Task requirements.
Your task is to retype the lines between the line with "Give me the seaborn" and the line with "from matplotlib.patches import Rectangle", inclusive. Copy no pictures and no other lines.

##### Material provided #####

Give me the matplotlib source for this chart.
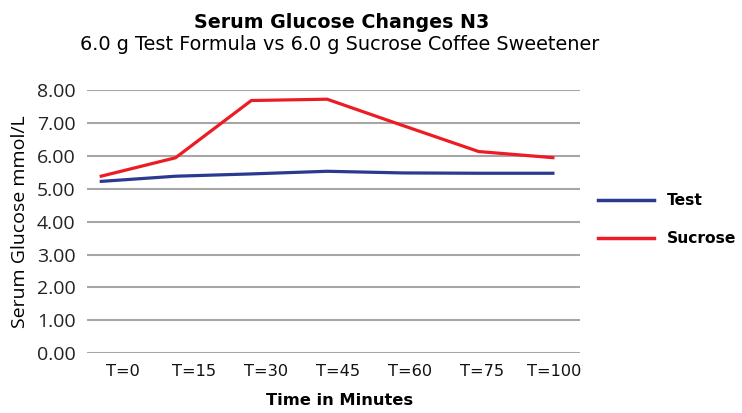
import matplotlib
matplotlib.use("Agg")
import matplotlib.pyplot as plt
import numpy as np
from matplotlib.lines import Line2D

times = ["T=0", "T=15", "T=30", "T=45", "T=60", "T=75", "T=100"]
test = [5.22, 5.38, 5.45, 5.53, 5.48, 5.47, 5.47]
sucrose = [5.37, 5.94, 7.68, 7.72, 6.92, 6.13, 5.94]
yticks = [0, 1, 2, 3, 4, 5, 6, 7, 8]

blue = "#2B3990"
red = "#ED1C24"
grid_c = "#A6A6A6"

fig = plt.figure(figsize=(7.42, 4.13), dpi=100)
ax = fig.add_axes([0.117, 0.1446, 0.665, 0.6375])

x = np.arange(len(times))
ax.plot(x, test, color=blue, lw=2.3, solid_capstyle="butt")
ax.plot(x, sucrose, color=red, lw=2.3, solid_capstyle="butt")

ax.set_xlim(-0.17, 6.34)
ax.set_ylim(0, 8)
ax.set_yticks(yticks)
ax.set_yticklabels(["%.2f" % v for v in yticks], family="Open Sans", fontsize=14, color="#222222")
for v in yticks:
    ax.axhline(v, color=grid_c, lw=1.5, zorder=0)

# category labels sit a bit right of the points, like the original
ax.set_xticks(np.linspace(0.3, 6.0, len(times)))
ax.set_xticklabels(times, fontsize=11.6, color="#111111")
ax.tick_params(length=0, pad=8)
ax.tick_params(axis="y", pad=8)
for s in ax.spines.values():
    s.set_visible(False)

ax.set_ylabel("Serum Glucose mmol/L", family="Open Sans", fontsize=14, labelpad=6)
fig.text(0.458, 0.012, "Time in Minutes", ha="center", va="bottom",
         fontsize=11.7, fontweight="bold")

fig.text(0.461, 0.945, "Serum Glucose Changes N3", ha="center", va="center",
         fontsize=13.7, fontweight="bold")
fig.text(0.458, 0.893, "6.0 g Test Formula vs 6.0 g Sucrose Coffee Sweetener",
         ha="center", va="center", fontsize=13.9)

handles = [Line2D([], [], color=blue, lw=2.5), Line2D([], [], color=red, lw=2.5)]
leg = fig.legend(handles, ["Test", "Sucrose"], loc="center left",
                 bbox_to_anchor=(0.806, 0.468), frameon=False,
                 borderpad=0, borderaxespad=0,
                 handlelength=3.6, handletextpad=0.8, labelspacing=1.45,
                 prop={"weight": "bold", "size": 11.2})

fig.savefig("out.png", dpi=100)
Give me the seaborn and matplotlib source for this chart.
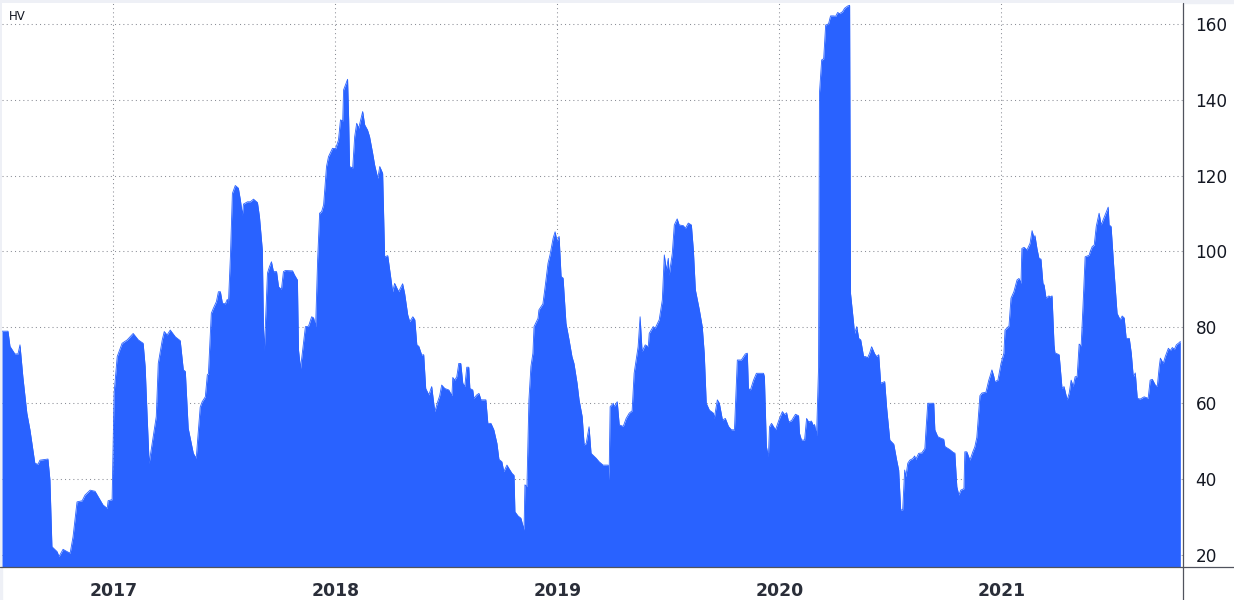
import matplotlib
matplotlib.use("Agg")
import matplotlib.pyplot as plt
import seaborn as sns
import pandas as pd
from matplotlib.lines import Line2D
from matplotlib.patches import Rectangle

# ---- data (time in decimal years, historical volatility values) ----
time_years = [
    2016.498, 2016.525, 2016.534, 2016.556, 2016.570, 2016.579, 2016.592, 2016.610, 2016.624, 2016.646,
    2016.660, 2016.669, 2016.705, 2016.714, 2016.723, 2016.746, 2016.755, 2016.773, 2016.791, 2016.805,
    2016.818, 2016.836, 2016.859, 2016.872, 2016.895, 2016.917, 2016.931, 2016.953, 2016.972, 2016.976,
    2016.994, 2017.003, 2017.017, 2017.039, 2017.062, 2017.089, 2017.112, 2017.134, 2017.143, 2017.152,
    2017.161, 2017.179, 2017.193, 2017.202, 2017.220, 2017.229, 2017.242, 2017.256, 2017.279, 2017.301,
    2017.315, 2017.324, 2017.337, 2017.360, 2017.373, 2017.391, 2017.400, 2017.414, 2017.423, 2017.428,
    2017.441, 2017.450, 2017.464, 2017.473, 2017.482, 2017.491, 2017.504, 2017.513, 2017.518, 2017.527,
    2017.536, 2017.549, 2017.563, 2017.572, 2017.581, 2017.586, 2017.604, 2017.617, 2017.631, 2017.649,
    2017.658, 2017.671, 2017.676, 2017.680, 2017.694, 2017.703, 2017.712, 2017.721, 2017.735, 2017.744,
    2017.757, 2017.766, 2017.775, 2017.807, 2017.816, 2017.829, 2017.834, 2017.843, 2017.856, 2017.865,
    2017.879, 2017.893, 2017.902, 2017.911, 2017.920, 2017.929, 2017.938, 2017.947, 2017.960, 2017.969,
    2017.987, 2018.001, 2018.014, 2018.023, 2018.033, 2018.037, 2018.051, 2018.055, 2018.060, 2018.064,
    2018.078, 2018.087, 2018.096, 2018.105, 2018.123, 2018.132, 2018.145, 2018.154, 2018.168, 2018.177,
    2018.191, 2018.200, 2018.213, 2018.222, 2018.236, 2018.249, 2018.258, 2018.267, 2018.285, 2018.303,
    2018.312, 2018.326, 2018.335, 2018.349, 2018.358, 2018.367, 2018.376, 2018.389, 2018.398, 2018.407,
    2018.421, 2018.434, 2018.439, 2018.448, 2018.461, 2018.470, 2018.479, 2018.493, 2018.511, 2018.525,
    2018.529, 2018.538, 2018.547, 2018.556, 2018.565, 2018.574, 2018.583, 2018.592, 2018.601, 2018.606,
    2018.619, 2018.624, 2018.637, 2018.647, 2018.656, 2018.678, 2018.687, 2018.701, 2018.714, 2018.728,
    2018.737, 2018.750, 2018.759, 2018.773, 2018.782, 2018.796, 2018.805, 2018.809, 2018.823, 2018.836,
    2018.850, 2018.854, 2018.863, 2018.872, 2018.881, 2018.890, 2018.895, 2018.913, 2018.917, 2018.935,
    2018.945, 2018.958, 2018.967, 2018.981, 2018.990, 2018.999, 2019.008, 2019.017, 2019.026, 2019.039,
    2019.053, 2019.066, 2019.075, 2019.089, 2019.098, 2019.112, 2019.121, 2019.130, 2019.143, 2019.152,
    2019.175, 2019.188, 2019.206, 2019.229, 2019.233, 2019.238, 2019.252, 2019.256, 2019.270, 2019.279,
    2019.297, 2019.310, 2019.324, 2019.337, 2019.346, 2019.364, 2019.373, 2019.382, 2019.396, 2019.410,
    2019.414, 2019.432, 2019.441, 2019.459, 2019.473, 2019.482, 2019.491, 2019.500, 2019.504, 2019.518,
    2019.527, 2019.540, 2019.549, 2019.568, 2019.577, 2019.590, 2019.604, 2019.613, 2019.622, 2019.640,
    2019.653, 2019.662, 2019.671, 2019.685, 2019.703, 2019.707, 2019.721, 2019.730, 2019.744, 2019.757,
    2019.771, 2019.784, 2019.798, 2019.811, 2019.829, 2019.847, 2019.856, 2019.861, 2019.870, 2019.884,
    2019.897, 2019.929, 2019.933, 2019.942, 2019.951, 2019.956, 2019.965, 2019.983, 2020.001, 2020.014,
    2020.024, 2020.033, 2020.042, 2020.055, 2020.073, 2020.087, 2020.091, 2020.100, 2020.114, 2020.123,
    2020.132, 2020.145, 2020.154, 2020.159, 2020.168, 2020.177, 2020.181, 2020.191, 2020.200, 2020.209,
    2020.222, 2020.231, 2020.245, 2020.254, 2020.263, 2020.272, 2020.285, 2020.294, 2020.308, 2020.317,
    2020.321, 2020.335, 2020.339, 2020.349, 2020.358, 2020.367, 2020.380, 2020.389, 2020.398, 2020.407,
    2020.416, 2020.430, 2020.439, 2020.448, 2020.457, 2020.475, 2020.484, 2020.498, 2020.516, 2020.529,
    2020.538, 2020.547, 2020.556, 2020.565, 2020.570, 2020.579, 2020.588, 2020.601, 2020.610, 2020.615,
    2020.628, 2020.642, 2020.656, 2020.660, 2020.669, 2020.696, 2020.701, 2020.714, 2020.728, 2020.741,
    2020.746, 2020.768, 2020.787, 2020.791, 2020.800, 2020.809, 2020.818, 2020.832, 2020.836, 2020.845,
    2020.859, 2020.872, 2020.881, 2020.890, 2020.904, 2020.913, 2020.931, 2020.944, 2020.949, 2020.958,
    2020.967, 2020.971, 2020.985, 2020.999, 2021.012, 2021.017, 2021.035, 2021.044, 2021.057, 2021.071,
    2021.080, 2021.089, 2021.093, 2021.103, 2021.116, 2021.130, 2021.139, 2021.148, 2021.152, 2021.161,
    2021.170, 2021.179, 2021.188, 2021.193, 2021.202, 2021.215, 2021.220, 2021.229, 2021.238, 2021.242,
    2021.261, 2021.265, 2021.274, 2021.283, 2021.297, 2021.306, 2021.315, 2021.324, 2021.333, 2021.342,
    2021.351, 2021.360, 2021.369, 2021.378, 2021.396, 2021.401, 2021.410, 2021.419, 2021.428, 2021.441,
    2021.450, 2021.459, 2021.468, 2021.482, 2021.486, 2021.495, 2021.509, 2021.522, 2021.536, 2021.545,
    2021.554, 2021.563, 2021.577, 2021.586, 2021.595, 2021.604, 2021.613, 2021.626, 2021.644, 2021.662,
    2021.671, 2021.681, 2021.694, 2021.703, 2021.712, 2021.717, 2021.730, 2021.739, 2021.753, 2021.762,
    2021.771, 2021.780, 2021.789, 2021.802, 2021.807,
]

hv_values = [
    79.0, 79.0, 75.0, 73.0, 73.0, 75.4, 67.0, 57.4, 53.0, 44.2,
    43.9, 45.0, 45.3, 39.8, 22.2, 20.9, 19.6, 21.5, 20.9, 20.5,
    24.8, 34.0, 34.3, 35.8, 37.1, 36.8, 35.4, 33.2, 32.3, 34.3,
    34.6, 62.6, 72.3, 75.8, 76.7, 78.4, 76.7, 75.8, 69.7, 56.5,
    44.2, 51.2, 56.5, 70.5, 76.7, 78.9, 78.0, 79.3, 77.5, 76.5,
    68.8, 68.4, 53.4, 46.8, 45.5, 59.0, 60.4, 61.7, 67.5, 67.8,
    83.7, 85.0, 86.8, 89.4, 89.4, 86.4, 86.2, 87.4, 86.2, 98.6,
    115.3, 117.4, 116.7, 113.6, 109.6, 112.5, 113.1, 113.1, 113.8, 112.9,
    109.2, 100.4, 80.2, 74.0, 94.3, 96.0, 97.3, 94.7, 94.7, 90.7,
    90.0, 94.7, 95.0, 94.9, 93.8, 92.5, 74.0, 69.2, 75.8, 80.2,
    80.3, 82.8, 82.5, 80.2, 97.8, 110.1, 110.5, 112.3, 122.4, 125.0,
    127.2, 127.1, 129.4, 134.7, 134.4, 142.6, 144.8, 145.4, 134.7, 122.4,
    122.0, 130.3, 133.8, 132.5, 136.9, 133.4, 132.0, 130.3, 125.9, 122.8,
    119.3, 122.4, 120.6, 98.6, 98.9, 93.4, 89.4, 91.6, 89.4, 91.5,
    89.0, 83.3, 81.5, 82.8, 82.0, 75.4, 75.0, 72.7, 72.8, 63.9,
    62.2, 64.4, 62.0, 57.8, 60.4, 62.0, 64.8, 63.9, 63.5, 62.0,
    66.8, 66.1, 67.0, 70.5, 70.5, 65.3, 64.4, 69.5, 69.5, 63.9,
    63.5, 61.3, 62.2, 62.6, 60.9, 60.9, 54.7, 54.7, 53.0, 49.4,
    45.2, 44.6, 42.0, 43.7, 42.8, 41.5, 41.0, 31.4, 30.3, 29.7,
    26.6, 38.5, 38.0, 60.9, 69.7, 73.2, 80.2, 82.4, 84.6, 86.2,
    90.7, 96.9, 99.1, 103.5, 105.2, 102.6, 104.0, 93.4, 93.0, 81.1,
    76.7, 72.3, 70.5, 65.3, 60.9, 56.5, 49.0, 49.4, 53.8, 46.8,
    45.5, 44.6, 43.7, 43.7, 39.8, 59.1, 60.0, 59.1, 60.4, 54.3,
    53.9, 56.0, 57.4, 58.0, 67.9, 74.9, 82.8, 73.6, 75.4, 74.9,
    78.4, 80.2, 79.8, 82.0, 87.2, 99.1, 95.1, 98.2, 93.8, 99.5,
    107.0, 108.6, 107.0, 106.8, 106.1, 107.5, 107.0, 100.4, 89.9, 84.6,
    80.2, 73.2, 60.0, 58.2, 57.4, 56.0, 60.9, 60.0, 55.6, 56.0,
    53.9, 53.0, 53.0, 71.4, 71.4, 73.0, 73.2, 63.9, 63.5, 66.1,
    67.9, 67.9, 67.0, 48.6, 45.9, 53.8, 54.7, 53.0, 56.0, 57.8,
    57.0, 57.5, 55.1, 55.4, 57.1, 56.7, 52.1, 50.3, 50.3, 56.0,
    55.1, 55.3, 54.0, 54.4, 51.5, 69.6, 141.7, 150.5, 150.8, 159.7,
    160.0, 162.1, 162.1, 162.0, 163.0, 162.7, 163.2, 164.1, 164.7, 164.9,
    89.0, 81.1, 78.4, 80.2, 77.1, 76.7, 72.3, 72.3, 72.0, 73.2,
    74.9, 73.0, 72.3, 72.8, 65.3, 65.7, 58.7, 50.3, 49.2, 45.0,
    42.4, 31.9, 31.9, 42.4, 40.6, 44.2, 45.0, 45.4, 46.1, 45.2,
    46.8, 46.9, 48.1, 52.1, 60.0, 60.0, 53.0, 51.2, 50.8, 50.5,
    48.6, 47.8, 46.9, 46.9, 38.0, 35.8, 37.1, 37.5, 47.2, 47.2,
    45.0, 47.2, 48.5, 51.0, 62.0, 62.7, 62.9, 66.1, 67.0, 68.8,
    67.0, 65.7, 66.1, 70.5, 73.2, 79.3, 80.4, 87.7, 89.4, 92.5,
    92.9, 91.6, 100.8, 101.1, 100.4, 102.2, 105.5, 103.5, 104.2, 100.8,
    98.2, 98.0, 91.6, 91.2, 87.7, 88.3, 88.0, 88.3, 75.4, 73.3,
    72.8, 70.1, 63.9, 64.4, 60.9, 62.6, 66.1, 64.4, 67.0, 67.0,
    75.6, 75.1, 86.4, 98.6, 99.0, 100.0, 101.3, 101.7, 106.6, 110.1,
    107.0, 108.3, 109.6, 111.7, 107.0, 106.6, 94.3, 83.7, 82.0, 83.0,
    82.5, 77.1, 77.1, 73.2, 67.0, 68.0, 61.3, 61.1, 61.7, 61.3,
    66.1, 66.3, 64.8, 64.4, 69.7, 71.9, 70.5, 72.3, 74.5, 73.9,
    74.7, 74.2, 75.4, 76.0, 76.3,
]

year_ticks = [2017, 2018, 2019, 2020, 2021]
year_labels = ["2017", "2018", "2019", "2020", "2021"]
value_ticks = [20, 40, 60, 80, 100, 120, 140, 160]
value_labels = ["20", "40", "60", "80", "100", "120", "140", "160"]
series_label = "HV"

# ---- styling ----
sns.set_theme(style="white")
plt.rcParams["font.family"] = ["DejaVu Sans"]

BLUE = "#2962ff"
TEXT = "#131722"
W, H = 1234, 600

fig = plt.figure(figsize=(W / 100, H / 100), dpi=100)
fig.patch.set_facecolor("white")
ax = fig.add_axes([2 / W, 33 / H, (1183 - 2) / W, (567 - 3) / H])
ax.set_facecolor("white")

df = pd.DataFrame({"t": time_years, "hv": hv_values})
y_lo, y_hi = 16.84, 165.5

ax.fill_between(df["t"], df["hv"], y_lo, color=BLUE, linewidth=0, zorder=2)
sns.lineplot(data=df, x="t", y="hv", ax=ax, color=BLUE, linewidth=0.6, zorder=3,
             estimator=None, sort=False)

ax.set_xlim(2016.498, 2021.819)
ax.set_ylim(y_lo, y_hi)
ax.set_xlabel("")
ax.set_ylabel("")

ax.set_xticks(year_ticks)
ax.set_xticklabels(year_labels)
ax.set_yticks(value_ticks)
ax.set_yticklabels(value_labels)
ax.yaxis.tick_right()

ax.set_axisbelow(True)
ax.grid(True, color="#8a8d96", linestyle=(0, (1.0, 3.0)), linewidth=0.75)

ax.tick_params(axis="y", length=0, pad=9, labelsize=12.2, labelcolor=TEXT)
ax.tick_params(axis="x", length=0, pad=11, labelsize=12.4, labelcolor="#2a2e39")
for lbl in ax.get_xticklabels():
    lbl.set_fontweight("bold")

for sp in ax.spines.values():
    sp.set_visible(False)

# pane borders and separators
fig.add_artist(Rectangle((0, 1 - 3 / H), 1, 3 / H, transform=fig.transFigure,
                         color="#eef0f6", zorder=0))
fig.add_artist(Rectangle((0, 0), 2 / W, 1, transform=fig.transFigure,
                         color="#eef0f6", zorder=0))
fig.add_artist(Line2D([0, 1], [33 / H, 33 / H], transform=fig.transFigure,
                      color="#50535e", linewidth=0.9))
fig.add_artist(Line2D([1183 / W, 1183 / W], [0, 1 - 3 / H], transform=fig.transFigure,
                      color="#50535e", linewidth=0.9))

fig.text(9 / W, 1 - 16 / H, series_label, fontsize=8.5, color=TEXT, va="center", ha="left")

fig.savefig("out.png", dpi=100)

#####

Solution for this task.
Give me the seaborn and matplotlib source for this chart.
import matplotlib
matplotlib.use("Agg")
import matplotlib.pyplot as plt
import seaborn as sns
import pandas as pd
from matplotlib.lines import Line2D
from matplotlib.patches import Rectangle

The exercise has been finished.